The board participated with agencies such as the Marshall County Chamber of Commerce and the Upper Ohio Valley Travel Council to promote Marshall County as not only a tourist visitation site, but also as a place to live, work and play.

By the way, the budget for the yearly operation of the park by 1984 was $518,941.

The funds to meet the budget consisted of $265,779 from fees and interest from investments. This amount represented 51.5 percent of the budget, while the County Commission’s allocation was $250,000 or 48 percent. The other 0.5 percent, or $3,162, came from trust fund donations.

It is somewhat ironic that the original traditional cabins have been completely renovated in the past year, which has included adding modern conveniences.

In 2002, members of Marshall County Commission decided they needed to increase funding to the park. If not, it might be necessary to close the facility. Architectural and engineering firms were hired in 2003 to develop a 10-year master plan from which an outline for possible projects and ways to improve operations were to be developed.
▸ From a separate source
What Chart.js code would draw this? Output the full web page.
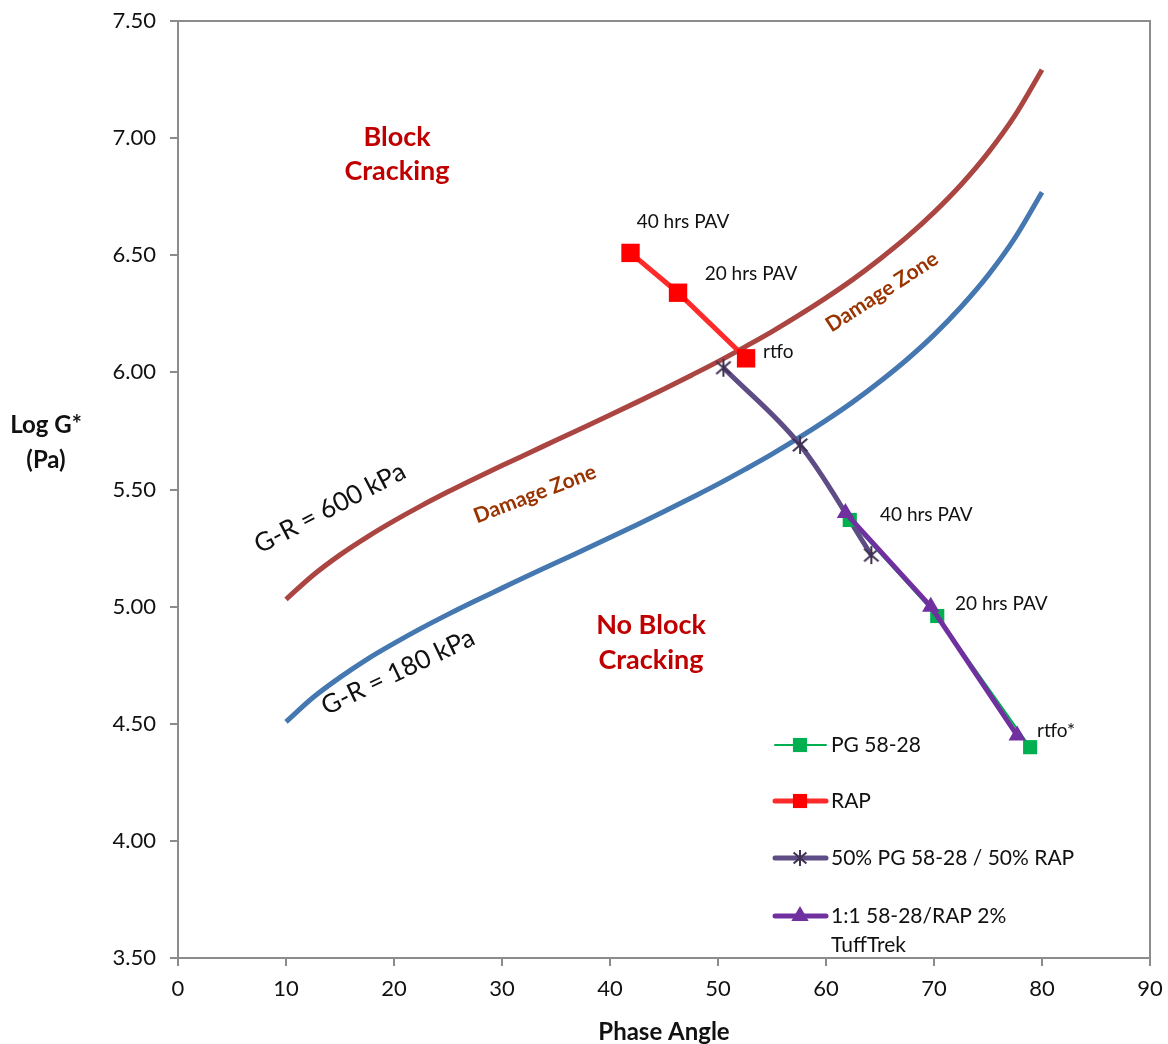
<!DOCTYPE html>
<html>
<head>
<meta charset="utf-8">
<script src="https://cdn.jsdelivr.net/npm/chart.js@4/dist/chart.umd.min.js"></script>
<style>
  html,body{margin:0;padding:0;background:#fff;}
  #wrap{width:1168px;height:1044px;position:relative;}
</style>
</head>
<body>
<div id="wrap"><canvas id="chart1" width="1168" height="1044"></canvas></div>
<script>
/* DATA */
const angles=[10,12.5,15,17.5,20,22.5,25,27.5,30,32.5,35,37.5,40,42.5,45,47.5,50,52.5,55,57.5,60,62.5,65,67.5,70,72.5,75,77.5,80];
const gr600=[5.031,5.134,5.221,5.297,5.366,5.430,5.490,5.547,5.602,5.656,5.710,5.764,5.818,5.873,5.929,5.987,6.046,6.109,6.174,6.244,6.318,6.397,6.484,6.578,6.683,6.801,6.937,7.097,7.292];
const gr180=[4.508,4.612,4.698,4.775,4.843,4.907,4.967,5.024,5.079,5.134,5.187,5.241,5.295,5.350,5.406,5.464,5.523,5.586,5.651,5.721,5.795,5.874,5.961,6.055,6.160,6.279,6.414,6.574,6.769];

const rapX=[41.9,46.3,52.6];
const rapY=[6.51,6.34,6.06];

const blendX=[50.5,57.6,64.2];
const blendY=[6.02,5.69,5.22];

const pgX=[62.2,70.3,78.9];
const pgY=[5.37,4.96,4.40];

const tuffX=[61.8,69.7,77.7];
const tuffY=[5.40,5.00,4.45];

const xTicks=[0,10,20,30,40,50,60,70,80,90];
const yTicks=[3.5,4.0,4.5,5.0,5.5,6.0,6.5,7.0,7.5];

const pts=(xs,ys)=>xs.map((x,i)=>({x:x,y:ys[i]}));

const FONT="Lato, 'Open Sans', sans-serif";

/* asterisk marker (x + vertical bar) */
function starMark(size){
  const c=document.createElement("canvas");
  c.width=size;c.height=size;
  const g=c.getContext("2d"), h=size/2, r=size/2-1;
  g.strokeStyle="#3F3151";g.lineWidth=2;
  g.beginPath();
  g.moveTo(h-r*0.8,h-r*0.7);g.lineTo(h+r*0.8,h+r*0.7);
  g.moveTo(h+r*0.8,h-r*0.7);g.lineTo(h-r*0.8,h+r*0.7);
  g.moveTo(h,h-r);g.lineTo(h,h+r);
  g.stroke();
  return c;
}
const starImg=starMark(20);
const starLeg=starMark(18);

/* DATASETS */
const sets=[
  {label:"PG 58-28",data:pts(pgX,pgY),borderColor:"#00B050",backgroundColor:"#00B050",
   borderWidth:2,pointStyle:"rect",pointRadius:10,pointBorderWidth:0,order:3,tension:0},
  {label:"RAP",data:pts(rapX,rapY),borderColor:"#FF2A2A",backgroundColor:"#FF0000",
   borderWidth:5,pointStyle:"rect",pointRadius:13,pointBorderWidth:0,order:2,tension:0},
  {label:"50% PG 58-28 / 50% RAP",data:pts(blendX,blendY),borderColor:"#5E4C85",backgroundColor:"#3F3151",
   borderWidth:5,pointStyle:starImg,pointRadius:10,order:4,tension:0.35},
  {label:"1:1 58-28/RAP 2% TuffTrek",data:pts(tuffX,tuffY),borderColor:"#7030A0",backgroundColor:"#7030A0",
   borderWidth:5,pointStyle:"triangle",pointRadius:10,pointBorderWidth:0,order:1,tension:0},
  {label:"G-R 600",data:pts(angles,gr600),borderColor:"#AA4542",borderWidth:5,pointRadius:0,
   cubicInterpolationMode:"monotone",order:6},
  {label:"G-R 180",data:pts(angles,gr180),borderColor:"#4577B0",borderWidth:5,pointRadius:0,
   cubicInterpolationMode:"monotone",order:7}
];

/* TEXT + LEGEND + FRAME */
function txt(ctx,s,x,y,font,color,align,rot){
  ctx.save();
  ctx.translate(x,y);
  if(rot)ctx.rotate(rot*Math.PI/180);
  ctx.font=font;
  ctx.fillStyle=color;
  ctx.textAlign=align||"center";
  ctx.textBaseline="middle";
  ctx.fillText(s,0,0);
  ctx.restore();
}

const extras={
  id:"extras",
  afterDraw(chart){
    const ctx=chart.ctx, a=chart.chartArea;
    // frame top/right
    ctx.save();
    ctx.strokeStyle="#8C8C8C";ctx.lineWidth=2;
    ctx.beginPath();
    ctx.moveTo(a.left,a.top);ctx.lineTo(a.right,a.top);ctx.lineTo(a.right,a.bottom);
    ctx.stroke();
    ctx.restore();

    const lab="19px "+FONT, big="bold 27px "+FONT, dz="bold 21px "+FONT;
    txt(ctx,"40 hrs PAV",683,222,lab,"#111");
    txt(ctx,"20 hrs PAV",751,274,lab,"#111");
    txt(ctx,"rtfo",763,352,lab,"#111","left");
    txt(ctx,"40 hrs PAV",880,515,lab,"#111","left");
    txt(ctx,"20 hrs PAV",955,604,lab,"#111","left");
    txt(ctx,"rtfo*",1037,731,lab,"#111","left");

    txt(ctx,"Block",397,137,big,"#C00000");
    txt(ctx,"Cracking",397,171,big,"#C00000");
    txt(ctx,"No Block",651,625,big,"#C00000");
    txt(ctx,"Cracking",651,660,big,"#C00000");

    txt(ctx,"G-R = 600 kPa",330,508,"26px "+FONT,"#111","center",-27.5);
    txt(ctx,"G-R = 180 kPa",398,672,"26px "+FONT,"#111","center",-25.5);
    txt(ctx,"Damage Zone",535,494,dz,"#993300","center",-21);
    txt(ctx,"Damage Zone",882,292,dz,"#993300","center",-33);

    txt(ctx,"Log G*",46,425,"bold 24px "+FONT,"#111");
    txt(ctx,"(Pa)",46,460,"bold 24px "+FONT,"#111");
    txt(ctx,"Phase Angle",664,1032,"bold 24px "+FONT,"#111");

    // legend
    const rows=[745,801,858,916];
    chart.data.datasets.slice(0,4).forEach((d,i)=>{
      const y=rows[i];
      ctx.save();
      ctx.strokeStyle=d.borderColor;
      ctx.lineWidth=d.borderWidth;
      ctx.lineCap="round";
      ctx.beginPath();ctx.moveTo(775,y);ctx.lineTo(826,y);ctx.stroke();
      if(i===2){
        ctx.drawImage(starLeg,800-9,y-9);
      }else{
        ctx.fillStyle=d.backgroundColor;
        ctx.strokeStyle=d.backgroundColor;
        ctx.lineWidth=0.01;
        Chart.helpers.drawPoint(ctx,{pointStyle:d.pointStyle,radius:10,borderWidth:0.01,rotation:0},800,y);
      }
      ctx.restore();
    });
    const lf="21px "+FONT;
    txt(ctx,"PG 58-28",831,745,lf,"#111","left");
    txt(ctx,"RAP",831,801,lf,"#111","left");
    txt(ctx,"50% PG 58-28 / 50% RAP",831,858,lf,"#111","left");
    txt(ctx,"1:1 58-28/RAP 2%",831,916,lf,"#111","left");
    txt(ctx,"TuffTrek",831,945,lf,"#111","left");
  }
};

new Chart(chart1,{
  type:"line",
  data:{datasets:sets},
  options:{
    responsive:false,
    animation:false,
    layout:{padding:{top:21,right:18,left:0,bottom:0}},
    plugins:{legend:{display:false},tooltip:{enabled:false}},
    scales:{
      x:{
        type:"linear",min:0,max:90,
        afterBuildTicks:s=>{s.ticks=xTicks.map(v=>({value:v}));},
        afterFit:s=>{s.height=86;s.paddingLeft=0;s.paddingRight=0;},
        border:{color:"#8C8C8C",width:2},
        grid:{drawOnChartArea:false,drawTicks:true,tickLength:8,color:"#8C8C8C",lineWidth:2},
        ticks:{font:{family:FONT,size:22},color:"#111",padding:10,maxRotation:0}
      },
      y:{
        type:"linear",min:3.5,max:7.5,
        afterBuildTicks:s=>{s.ticks=yTicks.map(v=>({value:v}));},
        afterFit:s=>{s.width=178;s.paddingTop=0;s.paddingBottom=0;},
        border:{color:"#8C8C8C",width:2},
        grid:{drawOnChartArea:false,drawTicks:true,tickLength:8,color:"#8C8C8C",lineWidth:2},
        ticks:{font:{family:FONT,size:22},color:"#111",padding:14,callback:v=>Number(v).toFixed(2)}
      }
    }
  },
  plugins:[extras]
});
</script>
</body>
</html>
The plan was in place by April 2005, at which time bulldozers were clearing a piece of land at the park in order to construct three new cabins. At that time plans were in place to construct a banquet hall/office complex. These two projects were funded primarily from a state economic development grant of $2.16 million.

Other plans at that time were to tear out the old tennis courts, construct a tasteful miniature golf course, and make improvements to the pool area (an aquatic complex). These were projected as a $600,000 undertaking.

Commissioner Don Mason said in 2005, “We’re just looking to get the park turned over from something that’s going downhill.” Last week he told me, “I’m very pleased with the park, and I’m glad the county commission has had money to return Grand Vue Park to a facility of which everyone in the county can be proud.”

Mason said also said this past week the commission would be working to establish a foundation which will hopefully generate funding for the park’s operation.

Next week in this column I will be providing an update on the recent changes at the park, and plans for the future.

This past week, the kickoff of Operation Pride took place. Of course, this is an event aimed at reminding county residents of the need to clean up and fix up their property.

The Marshall County Commission and the Marshall County Solid Waste Authority provide free dumpsters in conjunction with this effort.

This is the 41st year for Operation Pride.

On Saturday the annual Household Hazardous Waste Cleanup will be held from 9 a.m. until noon at the east parking lot of Bayer Material Science on W.Va. 2. Residents of Marshall, Wetzel, Tyler and Monroe counties are invited to bring latex and oil-based paints (including lead containing paints, used motor oil, oil filters, antifreeze, transmission fluid, aerosol cans, automobile batteries, tires and pesticides for disposal.